473 // get the archived copy of the field referenced object
474 oop af = MetaspaceShared::archive_heap_object(f, THREAD);
475 WalkOopAndArchiveClosure walker(1, subgraph_info, f, af);
476 f->oop_iterate(&walker);
[4] There's duplicated code between walk_from_field_and_archiving and
WalkOopAndArchiveClosure::do_oop_work
403 assert(relocated_k ==
MetaspaceShared::get_relocated_klass(orig_k),
404 "must be the relocated Klass in the shared space");
405 _subgraph_info->add_subgraph_object_klass(orig_k, relocated_k);
- vs -
484 assert(relocated_k ==
MetaspaceShared::get_relocated_klass(orig_k),
485 "must be the relocated Klass in the shared space");
486 subgraph_info->add_subgraph_object_klass(orig_k, relocated_k);
[5] This code is also duplicated:
375 RawAccess<IS_NOT_NULL>::oop_store(new_p, archived);
376 log.print("--- archived copy existing, store archived "
PTR_FORMAT " in " PTR_FORMAT,
377 p2i(archived), p2i(new_p));
- vs -
395 RawAccess<IS_NOT_NULL>::oop_store(new_p, archived);
396 log.print("=== store archived " PTR_FORMAT " in " PTR_FORMAT,
397 p2i(archived), p2i(new_p));
[6] This code, even though it's correct, is hard to understand --
why are we calculating the distance between the two objects?

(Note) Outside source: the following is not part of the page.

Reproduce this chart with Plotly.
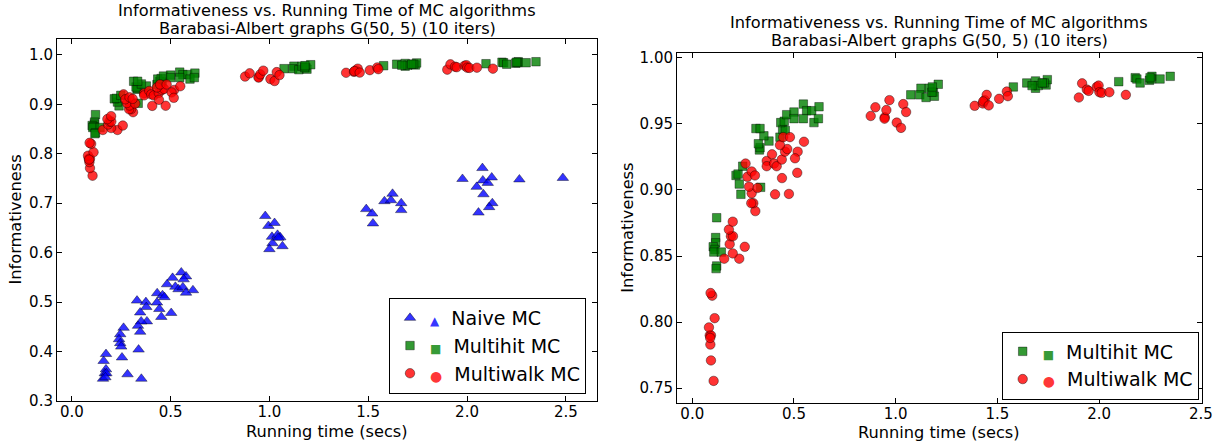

368 size_t delta = pointer_delta((HeapWord*)_archived_referencing_obj,
369 (HeapWord*)_orig_referencing_obj);
370 T* new_p = (T*)((HeapWord*)p + delta);
I thin it would be easier to understand if we change the order of the
two arithmetic operations:
// new_p is the address of the same field inside
_archived_referencing_obj.
size_t field_offset_in_bytes = pointer_delta(p,
_orig_referencing_obj, 1);
T* new_p = (T*)(address(_orig_referencing_obj) +
field_offset_in_bytes);
[7] I have a hard time understand this log:
376 log.print("--- archived copy existing, store archived "

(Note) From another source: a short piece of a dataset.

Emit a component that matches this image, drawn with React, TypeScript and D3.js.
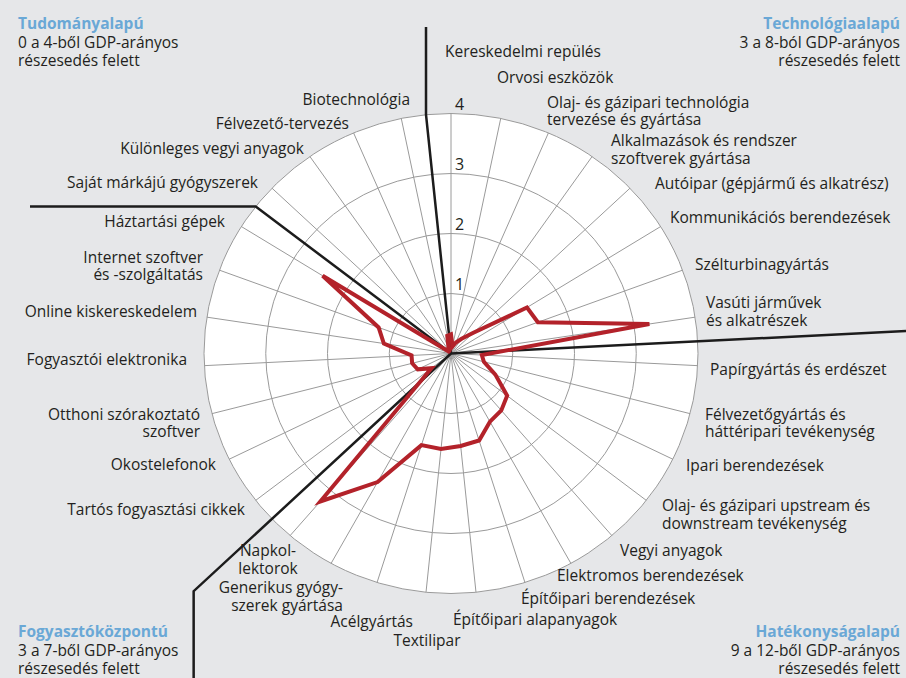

PTR_FORMAT " in " PTR_FORMAT,
377 p2i(archived), p2i(new_p));
How about this?
log.print("--- updated embedded pointer @[" PTR_FORMAT "] => "
PTR_FORMAT,
p2i(new_p), p2i(archived));
For your consideration, I've incorporated my comments above into
heapShared.cpp.
I've not tested it so it most likely won't build :-(
http://cr.openjdk.java.net/~iklam/misc/heapShared.old.cpp [your version]

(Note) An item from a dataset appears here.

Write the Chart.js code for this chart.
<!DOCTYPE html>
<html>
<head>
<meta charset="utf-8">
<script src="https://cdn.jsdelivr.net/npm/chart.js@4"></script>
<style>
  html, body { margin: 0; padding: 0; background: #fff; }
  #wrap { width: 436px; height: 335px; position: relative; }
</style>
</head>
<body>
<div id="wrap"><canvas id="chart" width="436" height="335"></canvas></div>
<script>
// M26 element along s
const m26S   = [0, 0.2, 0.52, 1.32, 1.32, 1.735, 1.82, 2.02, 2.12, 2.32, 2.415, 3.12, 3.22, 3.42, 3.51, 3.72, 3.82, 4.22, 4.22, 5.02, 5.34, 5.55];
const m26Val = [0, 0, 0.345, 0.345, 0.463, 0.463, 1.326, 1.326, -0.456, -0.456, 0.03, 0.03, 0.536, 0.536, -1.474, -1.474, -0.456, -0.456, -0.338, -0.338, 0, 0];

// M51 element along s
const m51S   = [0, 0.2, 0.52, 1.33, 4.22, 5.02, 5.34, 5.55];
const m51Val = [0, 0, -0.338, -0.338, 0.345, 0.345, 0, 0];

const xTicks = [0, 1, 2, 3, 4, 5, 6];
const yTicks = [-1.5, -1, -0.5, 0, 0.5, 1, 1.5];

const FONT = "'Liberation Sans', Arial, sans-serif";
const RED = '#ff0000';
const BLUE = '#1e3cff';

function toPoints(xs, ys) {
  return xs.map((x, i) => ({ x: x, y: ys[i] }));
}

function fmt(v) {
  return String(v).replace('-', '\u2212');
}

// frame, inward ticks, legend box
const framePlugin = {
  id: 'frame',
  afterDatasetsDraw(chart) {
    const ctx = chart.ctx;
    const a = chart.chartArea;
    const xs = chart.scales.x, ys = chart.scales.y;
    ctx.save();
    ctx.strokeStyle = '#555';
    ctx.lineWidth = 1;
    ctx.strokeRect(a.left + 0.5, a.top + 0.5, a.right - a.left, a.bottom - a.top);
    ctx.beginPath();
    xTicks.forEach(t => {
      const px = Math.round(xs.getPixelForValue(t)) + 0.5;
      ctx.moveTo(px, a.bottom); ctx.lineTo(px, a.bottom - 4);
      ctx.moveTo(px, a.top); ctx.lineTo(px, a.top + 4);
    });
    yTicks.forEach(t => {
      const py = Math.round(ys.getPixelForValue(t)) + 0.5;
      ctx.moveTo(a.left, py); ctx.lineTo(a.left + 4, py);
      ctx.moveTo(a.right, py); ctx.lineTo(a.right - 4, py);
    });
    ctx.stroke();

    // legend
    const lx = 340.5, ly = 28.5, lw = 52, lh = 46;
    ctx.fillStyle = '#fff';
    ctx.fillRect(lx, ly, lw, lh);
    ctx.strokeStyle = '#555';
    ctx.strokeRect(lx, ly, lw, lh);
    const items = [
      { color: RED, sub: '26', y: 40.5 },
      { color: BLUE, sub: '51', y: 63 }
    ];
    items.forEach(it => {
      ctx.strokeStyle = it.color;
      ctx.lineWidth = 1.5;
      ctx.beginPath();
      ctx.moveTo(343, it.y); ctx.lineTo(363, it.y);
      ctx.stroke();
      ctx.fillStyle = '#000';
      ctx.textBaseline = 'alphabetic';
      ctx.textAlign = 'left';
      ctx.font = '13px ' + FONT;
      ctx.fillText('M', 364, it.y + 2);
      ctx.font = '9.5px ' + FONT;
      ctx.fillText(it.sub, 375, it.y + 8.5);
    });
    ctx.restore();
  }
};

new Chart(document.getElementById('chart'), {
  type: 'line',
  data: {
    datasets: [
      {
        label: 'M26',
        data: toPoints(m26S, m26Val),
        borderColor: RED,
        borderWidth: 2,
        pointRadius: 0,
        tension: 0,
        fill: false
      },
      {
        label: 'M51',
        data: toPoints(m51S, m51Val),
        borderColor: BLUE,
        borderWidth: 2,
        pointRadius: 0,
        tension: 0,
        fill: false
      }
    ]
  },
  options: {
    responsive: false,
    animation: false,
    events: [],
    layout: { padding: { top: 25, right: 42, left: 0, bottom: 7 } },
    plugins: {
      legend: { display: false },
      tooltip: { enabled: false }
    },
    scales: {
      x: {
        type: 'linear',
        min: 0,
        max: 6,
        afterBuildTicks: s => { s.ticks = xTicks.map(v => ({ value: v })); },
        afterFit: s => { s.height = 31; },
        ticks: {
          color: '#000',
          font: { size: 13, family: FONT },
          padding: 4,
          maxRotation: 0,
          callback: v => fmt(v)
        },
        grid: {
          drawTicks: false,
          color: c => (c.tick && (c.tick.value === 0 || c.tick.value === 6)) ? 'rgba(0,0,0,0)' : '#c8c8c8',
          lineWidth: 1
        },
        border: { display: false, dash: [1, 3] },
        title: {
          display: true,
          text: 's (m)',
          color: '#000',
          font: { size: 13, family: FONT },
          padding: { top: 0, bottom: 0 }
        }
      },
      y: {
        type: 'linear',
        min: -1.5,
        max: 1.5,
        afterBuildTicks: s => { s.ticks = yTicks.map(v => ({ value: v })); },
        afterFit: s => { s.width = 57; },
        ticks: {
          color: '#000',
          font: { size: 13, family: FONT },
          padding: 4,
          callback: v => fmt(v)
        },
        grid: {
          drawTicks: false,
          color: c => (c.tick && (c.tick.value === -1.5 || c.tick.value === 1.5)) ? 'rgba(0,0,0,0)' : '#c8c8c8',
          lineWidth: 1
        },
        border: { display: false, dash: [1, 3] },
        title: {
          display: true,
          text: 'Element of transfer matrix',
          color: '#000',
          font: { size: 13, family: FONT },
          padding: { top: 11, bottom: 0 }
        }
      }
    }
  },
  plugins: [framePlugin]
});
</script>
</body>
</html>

http://cr.openjdk.java.net/~iklam/misc/heapShared.new.cpp [my version]
Please take a look and see if you like it.
Thanks
- Ioi
On 6/28/18 4:15 PM, Jiangli Zhou wrote:
This is a follow-up RFE of JDK-8201650 (Move iteration order randomization of
unmodifiable Set and Map to iterators), which was resolved to allow Set/Map
objects being archived at CDS dump time (thanks Claes and Stuart Marks). In the
current RFE, it archives the set of system ModuleReference and ModuleDescriptor
objects (including their referenced objects) in 'open' archive heap region at
CDS dump time. It allows reusing of the objects and bypassing the process of
creating the system ModuleDescriptors and ModuleReferences at runtime for
startup improvement. My preliminary measurements on linux-x64 showed ~5%
startup improvement when running HelloWorld from -cp using archived module
objects at runtime (without extra tuning).
The library changes in the following webrev are contributed by Alan Bateman.
Thanks Alan and Mandy for discussions and help. Thanks Karen, Lois and Ioi for
discussion and suggestions on initialization ordering.
The majority of the module object archiving code are in heapShared.hpp and
heapShared.cpp. Thanks Coleen for pre-review and Eric Caspole for helping
performance tests.
webrev: http://cr.openjdk.java.net/~jiangli/8202035/webrev.00/
RFE: https://bugs.openjdk.java.net/browse/JDK-8202035?filter=14921
Tested using tier1 - tier6 via mach5 including all new test cases added in the
webrev.
Following are the details of system module archiving, which are duplicated in
above bug report.
---------------------------------------------------------------------------------------------------------------------------
Support archiving system module graph when the initial module is unnamed module
from -cp currently.
Support G1 GC, 64-bit (non-Windows). Requires UseCompressedOops and
UseCompressedClassPointers.
Dump time system module object archiving
=================================
At dump time, the following fields in ArchivedModuleGraph are set to record the
system module information created by ModuleBootstrap for archiving.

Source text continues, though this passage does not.